Depending on his tolerance and patience and the situation he is placed in, the adult dog may use louder language if the head turn is ignored. He might turn his whole body or his back towards the pup or walk away to calmly communicate with the pup. If his patience is pushed, there could be a quick moment of direct eye contact as a warning, a lip curl and then maybe a reprimand like a growl or snap. Sometimes this eye contact is given together with a slight head turn; you will see a freeze, and even though the head is turned away ever so slightly, the eyes will turn towards the pup, creating what is termed whale eye – showing the whites of the eye.
- Two unknown dogs meet for the first time and show slight curves in their bodies (shoulders ever so slightly curved away from each other), ears slightly up a little to the side, soft, almond-shaped eyes, and tails wagging a little bit fast (at just above back line). Both of the dogs do head turns in quick succession, avoiding eye contact, and then slowly curve round each other to sniff behind. Then they slowly move away from each other and sniff the ground nearby. The head turns in this instance are not necessarily intended to end the interaction but rather indicate that the dogs are negotiating a peaceful greeting. Although both may be a bit unsure of each other, as revealed by the ears being up, the fast movements of the tails and the head turns, the dogs are trying to be very courteous with one another while showing a hint of trepidation. (Please note for dog to dog greetings – look at the context and complete body language. Interpretation may vary depending on context).

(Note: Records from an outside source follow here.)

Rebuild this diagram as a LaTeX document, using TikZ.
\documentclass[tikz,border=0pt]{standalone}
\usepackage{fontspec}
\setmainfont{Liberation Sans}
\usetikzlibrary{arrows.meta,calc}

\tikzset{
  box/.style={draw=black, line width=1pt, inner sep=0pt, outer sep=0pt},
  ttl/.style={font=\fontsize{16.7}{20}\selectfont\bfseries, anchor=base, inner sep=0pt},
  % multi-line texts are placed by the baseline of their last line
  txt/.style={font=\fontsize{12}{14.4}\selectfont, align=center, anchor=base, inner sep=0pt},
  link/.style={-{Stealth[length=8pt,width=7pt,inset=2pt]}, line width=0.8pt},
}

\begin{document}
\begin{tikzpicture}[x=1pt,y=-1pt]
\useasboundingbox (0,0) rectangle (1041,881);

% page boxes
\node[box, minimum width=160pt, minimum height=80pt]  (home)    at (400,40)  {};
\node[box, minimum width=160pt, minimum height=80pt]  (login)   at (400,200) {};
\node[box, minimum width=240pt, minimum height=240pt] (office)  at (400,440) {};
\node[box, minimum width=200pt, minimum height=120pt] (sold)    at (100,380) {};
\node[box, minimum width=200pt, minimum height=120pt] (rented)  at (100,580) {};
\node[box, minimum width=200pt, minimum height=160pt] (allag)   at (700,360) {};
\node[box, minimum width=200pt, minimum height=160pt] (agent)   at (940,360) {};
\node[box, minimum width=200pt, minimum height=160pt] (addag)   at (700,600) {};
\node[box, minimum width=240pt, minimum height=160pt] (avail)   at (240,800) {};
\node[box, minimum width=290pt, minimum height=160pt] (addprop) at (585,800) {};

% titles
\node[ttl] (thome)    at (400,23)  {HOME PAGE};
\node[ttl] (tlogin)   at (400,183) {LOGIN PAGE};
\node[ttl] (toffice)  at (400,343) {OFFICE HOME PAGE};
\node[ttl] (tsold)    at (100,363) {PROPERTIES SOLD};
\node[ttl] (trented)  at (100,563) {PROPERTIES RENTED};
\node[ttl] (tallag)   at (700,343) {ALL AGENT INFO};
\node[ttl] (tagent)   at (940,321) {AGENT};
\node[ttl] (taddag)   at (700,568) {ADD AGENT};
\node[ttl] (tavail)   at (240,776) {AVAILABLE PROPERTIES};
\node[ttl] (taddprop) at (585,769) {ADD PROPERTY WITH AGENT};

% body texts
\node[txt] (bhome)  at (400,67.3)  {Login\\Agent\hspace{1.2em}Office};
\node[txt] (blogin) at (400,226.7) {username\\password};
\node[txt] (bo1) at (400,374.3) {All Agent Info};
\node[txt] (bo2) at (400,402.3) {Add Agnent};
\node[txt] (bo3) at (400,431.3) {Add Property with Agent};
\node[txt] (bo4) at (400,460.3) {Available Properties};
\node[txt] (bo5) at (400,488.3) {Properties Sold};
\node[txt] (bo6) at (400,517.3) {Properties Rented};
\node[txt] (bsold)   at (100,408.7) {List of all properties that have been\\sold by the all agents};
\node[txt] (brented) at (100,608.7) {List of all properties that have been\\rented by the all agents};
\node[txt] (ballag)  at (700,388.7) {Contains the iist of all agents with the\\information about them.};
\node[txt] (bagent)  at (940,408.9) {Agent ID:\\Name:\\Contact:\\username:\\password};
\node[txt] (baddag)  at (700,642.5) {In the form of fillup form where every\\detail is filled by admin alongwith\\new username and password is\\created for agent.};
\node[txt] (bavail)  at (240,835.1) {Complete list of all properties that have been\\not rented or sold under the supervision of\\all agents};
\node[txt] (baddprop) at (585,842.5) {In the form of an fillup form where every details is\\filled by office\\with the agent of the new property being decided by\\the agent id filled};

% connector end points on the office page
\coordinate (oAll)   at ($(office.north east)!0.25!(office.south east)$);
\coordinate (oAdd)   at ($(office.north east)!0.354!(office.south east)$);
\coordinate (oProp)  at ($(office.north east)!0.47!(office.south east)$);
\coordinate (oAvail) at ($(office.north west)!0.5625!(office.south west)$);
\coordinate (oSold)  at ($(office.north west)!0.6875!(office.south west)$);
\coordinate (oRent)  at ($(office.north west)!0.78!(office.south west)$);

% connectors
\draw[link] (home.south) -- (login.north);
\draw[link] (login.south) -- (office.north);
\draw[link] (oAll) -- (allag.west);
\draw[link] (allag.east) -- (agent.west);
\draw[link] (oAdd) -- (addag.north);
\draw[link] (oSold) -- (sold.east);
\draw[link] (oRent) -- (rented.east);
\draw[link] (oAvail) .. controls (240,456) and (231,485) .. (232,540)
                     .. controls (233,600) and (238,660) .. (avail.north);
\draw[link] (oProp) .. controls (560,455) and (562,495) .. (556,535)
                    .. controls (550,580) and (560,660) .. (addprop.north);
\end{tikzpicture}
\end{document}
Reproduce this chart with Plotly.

- One dog is lying on the ground chewing something tasty, and another dog wishes to pass him. The dog that is passing has a bit of distance and slowly comes nearer to the dog lying on the ground. This dog stops chewing, freezes over the item and gives a moment of direct eye contact to the approaching dog. The dog that is trying to pass now stops a slight distance away, sits down and starts offering head turns, averting the gaze of the other dog. In this instance, the approaching dog is offering the head turn as a calming signal to say that he is no threat and does not wish for any conflict.
- Two dogs are asked to sit in close proximity to each other in a dog obedience class. Both the dogs sit and seem to be avoiding any direct eye contact with each other by turning their heads in opposite directions from each other. This may look like the dogs are not communicating, but they are actually saying a lot. Both dogs feel uncomfortable being placed in this awkward social situation with another unknown party and are trying to use the head turn as a calming signal communicating they wish no harm and do not wish to interact.
- A person leans over a dog to pet him. The dog does a head turn then a lip lick. The dog is using the head turn as a calming signal communicating that he is not comfortable and would prefer a hands-off greeting.
These are just a few examples; there may be many more. Start observing to see if you can notice any head turns in different contexts. As discussed below, interpretations such as the above examples should not be attempted without careful observation and consideration of all aspects of the situation.
A few notes to consider when observing dog body language:
Observation before interpretation
Interpretations should be offered only once you have observed the complete interaction and taken note of the wider picture. To offer an unbiased interpretation of the body language, observe and take note of the situation, taking into account the dog’s whole body, the body language signals, and environment first before offering an interpretation. List all the body language you see in the order that it occurs; try to be as descriptive as possible without adding any emotional language. For instance, saying a dog looks happy is not descriptive and would be seen as an interpretation rather than an observation.
You could, however, list what you observe: ears to the side, eyes almond shaped, slight shortening of the eye, mouth open, long lips, tongue out, body moving loosely, body facing side-on, tail wagging at a slow even pace at body level.
From the observation, I could interpret that the dog seems relaxed or comfortable. I still prefer to say relaxed rather than happy, as I feel you will truly never know exactly what the dog may be feeling on the inside emotionally. It is quite likely the dog may be feeling happy, but I prefer to comment on how the dog is behaving in response to the situation rather than presuming internal emotional states.
The importance of viewing body language within context
Interpretations can vary depending on the context. It is possible for certain body language to be used in different contexts and have subtle differences in meaning within those contexts. Individual body language signals should not be observed in isolation; the wider picture should be considered. Take note of what the dog’s body as a whole is saying. Keep in mind each dog is an individual with varying skills and experiences. What may be typical for one individual may not be for another. In order to observe body language in context, consider the following: the situation, body language signals, the body language expressed by all parts of the dog’s body, environment, and individuals involved. It is worth noting how the body language changes with feedback from the environment or the other individuals interacting.